Nick Cave: The Death of Bunny Munro

Nick Cave: The Death of Bunny Munro

Characters in Nick Cave songs and stories are almost always on the precipice of a reckoning. That’s never been more true than it is in The Death Of Bunny Munro, where the devil himself is wandering the south of England, and a swaggeringly confident cosmetics salesman named Bunny takes his son (also named Bunny) out on the road after the boy’s mother kills herself. Bunny the elder is a surprisingly accomplished lothario; he seems completely oblivious to the role he played in his wife’s depression, even when it confronts him directly.

To that end, The Death Of Bunny Munro is a novel about getting a character to admit to something the reader knows is true from page one. Bunny is a loathsome guy to be around for much of the novel, but not until the midway point does Cave begins to cut through some of his bullshit and reveal the depths of his loathsomeness and his sadness. At times, his attempts to bilk bored housewives out of their hard-earned money and then seduce them can feel almost too dark, as Cave gradually weans himself from the novel’s comedic aspects and heads down pitch-black corridor after pitch-black corridor.

Bunny Munro’s true strengths are revealed in the book’s final third, when Bunny begins to get flashes of the way his life deviates from the myth he’s built up for himself. Cave also makes Bunny Junior a sympathetic character for readers to latch onto, to the point where in places, he seems too good to be true; at other times, he’s a collection of little-boy quirks and fears that never coalesce into a real character. Similarly, Bunny Senior is more monstrous menace than real man, reaching out through an apocalyptic suburbia to rain disaster down on his son.

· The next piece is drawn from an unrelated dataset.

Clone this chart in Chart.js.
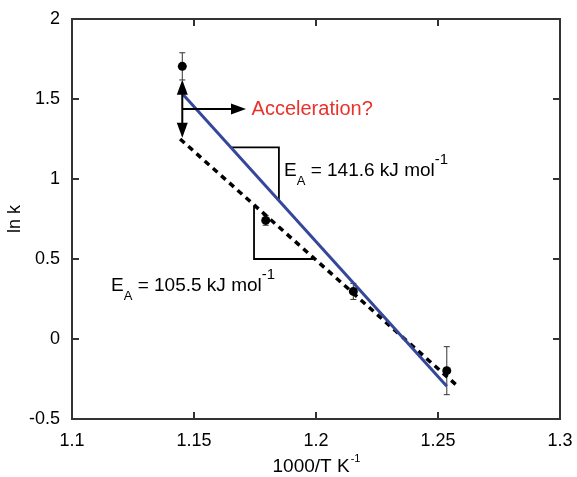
<!DOCTYPE html>
<html>
<head>
<meta charset="utf-8">
<script src="https://cdn.jsdelivr.net/npm/chart.js@4/dist/chart.umd.min.js"></script>
<style>
html,body{margin:0;padding:0;background:#fff;}
#wrap{position:relative;width:577px;height:477px;}
</style>
</head>
<body>
<div id="wrap"><canvas id="c" width="577" height="477"></canvas></div>
<script>
// ---- data ----
const invT = [1.1452, 1.1794, 1.2153, 1.2536];          // 1000/T (K^-1)
const lnK = [1.704, 0.741, 0.2975, -0.198];             // ln k
const lnKErr = [0.085, 0.03, 0.05, 0.15];               // error bars
const fitBlueX = [1.1456, 1.2536];                      // E_A = 141.6 fit
const fitBlueY = [1.527, -0.296];
const fitDashX = [1.1443, 1.2574];                      // E_A = 105.5 fit
const fitDashY = [1.25, -0.286];
const tri1X = [1.1655, 1.1848, 1.1848];                 // slope triangle (blue)
const tri1Y = [1.1975, 1.1975, 0.856];
const tri2X = [1.1746, 1.1746, 1.1989];                 // slope triangle (dashed)
const tri2Y = [0.835, 0.5, 0.5];
const xTicks = [1.1, 1.15, 1.2, 1.25, 1.3];
const xTickLabels = ['1.1', '1.15', '1.2', '1.25', '1.3'];
const yTicks = [-0.5, 0, 0.5, 1, 1.5, 2];
const yTickLabels = ['-0.5', '0', '0.5', '1', '1.5', '2'];
// annotation anchors (data units)
const vArrowX = 1.1452, vArrowY = [1.258, 1.62];
const hArrowY = 1.4375, hArrowX = [1.1452, 1.1713];
const accelText = {x: 1.1736, y: 1.437, text: 'Acceleration?'};
const ea1 = {x: 1.1869, y: 1.016, value: '141.6'};
const ea2 = {x: 1.116, y: 0.2975, value: '105.5'};

const toPts = (xs, ys) => xs.map((x, i) => ({x: x, y: ys[i]}));
const FONT = '"Liberation Sans", Arial, sans-serif';

const decor = {
  id: 'decor',
  beforeDatasetsDraw(chart) {
    const {ctx, chartArea: a, scales: {x, y}} = chart;
    ctx.save();
    // error bars
    ctx.strokeStyle = '#333'; ctx.lineWidth = 1;
    invT.forEach((xv, i) => {
      const px = x.getPixelForValue(xv);
      const t = y.getPixelForValue(lnK[i] + lnKErr[i]);
      const b = y.getPixelForValue(lnK[i] - lnKErr[i]);
      ctx.beginPath();
      ctx.moveTo(px, t); ctx.lineTo(px, b);
      ctx.moveTo(px - 3, t); ctx.lineTo(px + 3, t);
      ctx.moveTo(px - 3, b); ctx.lineTo(px + 3, b);
      ctx.stroke();
    });
    ctx.restore();
  },
  afterDatasetsDraw(chart) {
    const {ctx, chartArea: a, scales: {x, y}} = chart;
    ctx.save();
    // frame
    ctx.strokeStyle = '#333'; ctx.lineWidth = 2;
    ctx.strokeRect(a.left, a.top, a.right - a.left, a.bottom - a.top);
    // inward ticks on all four sides
    ctx.beginPath();
    const L = 7;
    xTicks.forEach(v => {
      const px = x.getPixelForValue(v);
      ctx.moveTo(px, a.bottom); ctx.lineTo(px, a.bottom - L);
      ctx.moveTo(px, a.top); ctx.lineTo(px, a.top + L);
    });
    yTicks.forEach(v => {
      const py = y.getPixelForValue(v);
      ctx.moveTo(a.left, py); ctx.lineTo(a.left + L, py);
      ctx.moveTo(a.right, py); ctx.lineTo(a.right - L, py);
    });
    ctx.stroke();

    // arrows
    ctx.strokeStyle = '#000'; ctx.fillStyle = '#000'; ctx.lineWidth = 2;
    const head = (tx, ty, dx, dy) => {
      const len = 15, w = 5.5;
      const bx = tx - dx * len, by = ty - dy * len;
      ctx.beginPath();
      ctx.moveTo(tx, ty);
      ctx.lineTo(bx - dy * w, by + dx * w);
      ctx.lineTo(bx + dy * w, by - dx * w);
      ctx.closePath(); ctx.fill();
    };
    const vx = x.getPixelForValue(vArrowX);
    const vb = y.getPixelForValue(vArrowY[0]), vt = y.getPixelForValue(vArrowY[1]);
    ctx.beginPath(); ctx.moveTo(vx, vb - 8); ctx.lineTo(vx, vt + 8); ctx.stroke();
    head(vx, vt, 0, -1); head(vx, vb, 0, 1);
    const hy = y.getPixelForValue(hArrowY);
    const hl = x.getPixelForValue(hArrowX[0]), hr = x.getPixelForValue(hArrowX[1]);
    ctx.beginPath(); ctx.moveTo(hl, hy); ctx.lineTo(hr - 8, hy); ctx.stroke();
    head(hr, hy, 1, 0);

    // Acceleration? text
    ctx.font = '20px ' + FONT;
    ctx.fillStyle = '#e8322b';
    ctx.textBaseline = 'middle'; ctx.textAlign = 'left';
    ctx.fillText(accelText.text, x.getPixelForValue(accelText.x), y.getPixelForValue(accelText.y));

    // E_A labels
    const eaLabel = (o) => {
      let px = x.getPixelForValue(o.x);
      const py = y.getPixelForValue(o.y);
      ctx.fillStyle = '#000';
      ctx.textBaseline = 'alphabetic';
      ctx.font = '19px ' + FONT;
      ctx.fillText('E', px, py);
      px += ctx.measureText('E').width;
      ctx.font = '13px ' + FONT;
      ctx.fillText('A', px, py + 9);
      px += ctx.measureText('A').width;
      ctx.font = '19px ' + FONT;
      const main = ' = ' + o.value + ' kJ mol';
      ctx.fillText(main, px, py);
      px += ctx.measureText(main).width;
      ctx.font = '15px ' + FONT;
      ctx.fillText('-1', px, py - 12);
    };
    eaLabel(ea1);
    eaLabel(ea2);

    // axis titles
    ctx.fillStyle = '#000';
    ctx.font = '19px ' + FONT;
    ctx.textBaseline = 'middle';
    const t1 = '1000/T K', t2 = '-1';
    const w1 = ctx.measureText(t1).width;
    ctx.font = '11px ' + FONT;
    const w2 = ctx.measureText(t2).width;
    const cx = (a.left + a.right) / 2;
    let sx = cx - (w1 + w2) / 2;
    ctx.font = '19px ' + FONT;
    ctx.fillText(t1, sx, 467);
    ctx.font = '11px ' + FONT;
    ctx.fillText(t2, sx + w1 + 1, 459);

    ctx.save();
    ctx.translate(15, (a.top + a.bottom) / 2);
    ctx.rotate(-Math.PI / 2);
    ctx.font = '18px ' + FONT;
    ctx.textAlign = 'center';
    ctx.fillText('ln k', 0, 0);
    ctx.restore();

    ctx.restore();
  }
};

new Chart(document.getElementById('c'), {
  type: 'scatter',
  data: {
    datasets: [
      {data: toPts(tri1X, tri1Y), showLine: true, borderColor: '#000', borderWidth: 1.8, pointRadius: 0, fill: false, order: 4},
      {data: toPts(tri2X, tri2Y), showLine: true, borderColor: '#000', borderWidth: 1.8, pointRadius: 0, fill: false, order: 4},
      {data: toPts(fitDashX, fitDashY), showLine: true, borderColor: '#000', borderWidth: 3.5, borderDash: [6, 5], pointRadius: 0, fill: false, order: 3},
      {data: toPts(fitBlueX, fitBlueY), showLine: true, borderColor: '#35479b', borderWidth: 3, pointRadius: 0, fill: false, order: 2},
      {data: toPts(invT, lnK), showLine: false, backgroundColor: '#000', borderColor: '#000', pointRadius: 4.5, pointBorderWidth: 0, order: 1}
    ]
  },
  options: {
    responsive: false,
    animation: false,
    layout: {padding: {top: 19, right: 17, bottom: 0, left: 0}},
    plugins: {legend: {display: false}, tooltip: {enabled: false}},
    scales: {
      x: {
        type: 'linear', min: 1.1, max: 1.3,
        afterBuildTicks: s => { s.ticks = xTicks.map(v => ({value: v})); },
        afterFit: s => { s.height = 58; s.paddingLeft = 0; s.paddingRight = 0; },
        ticks: {
          callback: (v) => { const i = xTicks.findIndex(t => Math.abs(t - v) < 1e-9); return i >= 0 ? xTickLabels[i] : ''; },
          font: {family: FONT, size: 18}, color: '#000', padding: 11, maxRotation: 0, autoSkip: false
        },
        grid: {display: false, drawTicks: false},
        border: {display: false}
      },
      y: {
        type: 'linear', min: -0.5, max: 2,
        afterBuildTicks: s => { s.ticks = yTicks.map(v => ({value: v})); },
        afterFit: s => { s.width = 72; s.paddingTop = 0; s.paddingBottom = 0; },
        ticks: {
          callback: (v) => { const i = yTicks.findIndex(t => Math.abs(t - v) < 1e-9); return i >= 0 ? yTickLabels[i] : ''; },
          font: {family: FONT, size: 18}, color: '#000', padding: 12, autoSkip: false
        },
        grid: {display: false, drawTicks: false},
        border: {display: false}
      }
    }
  },
  plugins: [decor]
});
</script>
</body>
</html>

But none of this matters in the face of how Cave carefully delineates the main character, how he gradually pulls back the layers to reveal just how pathetic monsters can seem at their core. Cave never completely explains what’s been going on and what some of the odder motifs in his novel add up to, but that ends up being a strength rather than a weakness. Bunny Munro can never be fully redeemed for how bad a man he’s been, but he can realize that fact. For Cave, that’s almost as good as the real thing.